Minor fixes due to modulesync and C8-->Cs8 migration of test machines.
We should organize a cvmfs coffee // lunch now that Radu is here and Jakob is not gone yet.
Ceph Operations Reports
Teo (cta, kelly)
This week with Julien we will do a test migration with test data
If the operation succeeds with export/import,
We will plan an intervention to migrate the production to the new cluster
Ceph/Kelly upgraded to 15.2.14-7 (CTA is 15.2.14)
carbon-relay-ng leaks memory:
should be less than 1GB, can reach up to 8GB
until it is fixed, I will add 2GB memorymax in systemd
some issues with prrof profiling half of memory used, will create a github ticket for this
help FTS team to use Metrictank to transition from Elasticsearch
Consult on how to collect metrics, send them
How to create dashboards and use the graphite query language
Create variables, etc
Enrico (barn, beesly, gabe, meredith, nethub, vault)
Upgraded to Octopus last Monday, and doing ok since then.
MGRs running only on two C8 VMs (cephbeesly-mon-*) -- Required for upgrade to Octopus
Upgrade to Octopus (OTG0066572) went much faster than expected
Several slow requests, for the rest uneventful
Will start enrolling new hw and drain RA machines (OTG0066404)
Bytes keep on flying from old hw to new hw in HA racks
Moving monitor from old (almost-empty) machine to new hw for decommissioning
Same for MGRs, but C8 boxes in one rack only for now (acceptable)
Gabe, Meredith, Vault: NTR
Confirmed with CF, RA racks are the last ones from ST to be decommissioned
For delivery 21Q4, should we consider PCC PoC for location?
Vault // Meredith should also be upgraded to Octopus
Nethub should go to Octopus to unblock mirroring
3rd RBD cluster:
Can I take the ceph/cephadm boxes and make the 3rd RBD region out of it?
Suggestions for names are welcome (we are at Pam)

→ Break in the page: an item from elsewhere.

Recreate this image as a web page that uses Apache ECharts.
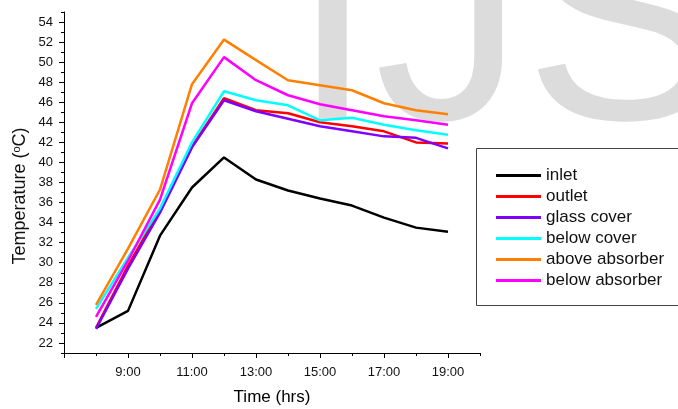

Dan (dwight, flax, kopano, jim, upstream)
Dan van der Ster
dwight 2/3rds replaced with new hw.
flax: one OCIS client is particularly noisy with caps recall issues. Has been quiet over the weekend -- not clear why it resolved itself.
Arthur (levinson, pam)
Levinson upgraded to octopus last Tuesday
Jose Castro Leon
jose sending per-type accounting info
jose to prepare detailed type-rationalisation plan for review and OTG.
all HVs updated to octopus client
R&D Projects Reports
Issues with trying to implement file versions
There are no tools to inspect if the code works, apart from the UI
There is a routing issue where the request can find the storage provider, but other operations succeed
I will work with Ishank tomorrow morning to fix all those issues that keep me from developing the module further
The smallest interval is an hour, additional implementation is required to snapshot every 15min
We would also need to assess whether it is possible to snapshot every 15mins the snapshots of all users operating on the cluster.
Can we create snapshots every 15 min on flax for every manila share for example?
The structure of the scheduled snapshots is different than manual snapshotting
In subdirs, instead of "<inode of snapshot dir>_<snapshot name>" to "_scheduled-<datetime>_<some number>"
On the latest CDM they talked about prom metrics of rbd-mirror:
"We really need that for Quincy"
They also plan to do that for most of the daemon to replace eventually the mgr prom module
It has some scalability issue because it's a single endpoint
Still developing my rbd mirror patch
Hope to have finished somewhere next week
EOS CephFS Test
Roberto Valverde Cameselle
- No time still for adding those cephfs mounts in canary -> This week (hopefully)
- Installed version canary with the fix for the async replica creation [not enabled yet, will do this week]. This should improve 2-replica layout performance. EOS-4930
- Also new fix that should improve performance, introducing a memory cache for leveldb, which should reduce the time needed to get inconsistency reports. CERNBOX-2241
- Herve bumped prometheus module in qa, looks ok on EOS side, but ceph prometheus stuff is all in production. Maybe a test environment should be created for the monitoring? This way Aswin should also have a test place to test upgrades.
- https://github.com/ceph/ceph/pull/43384 merged to ceph and being backported yay
- Prometheus/alertmanager/thanos upgrade does not appear to have obvious breaking changes, still need to test with puppet and figure out deployment.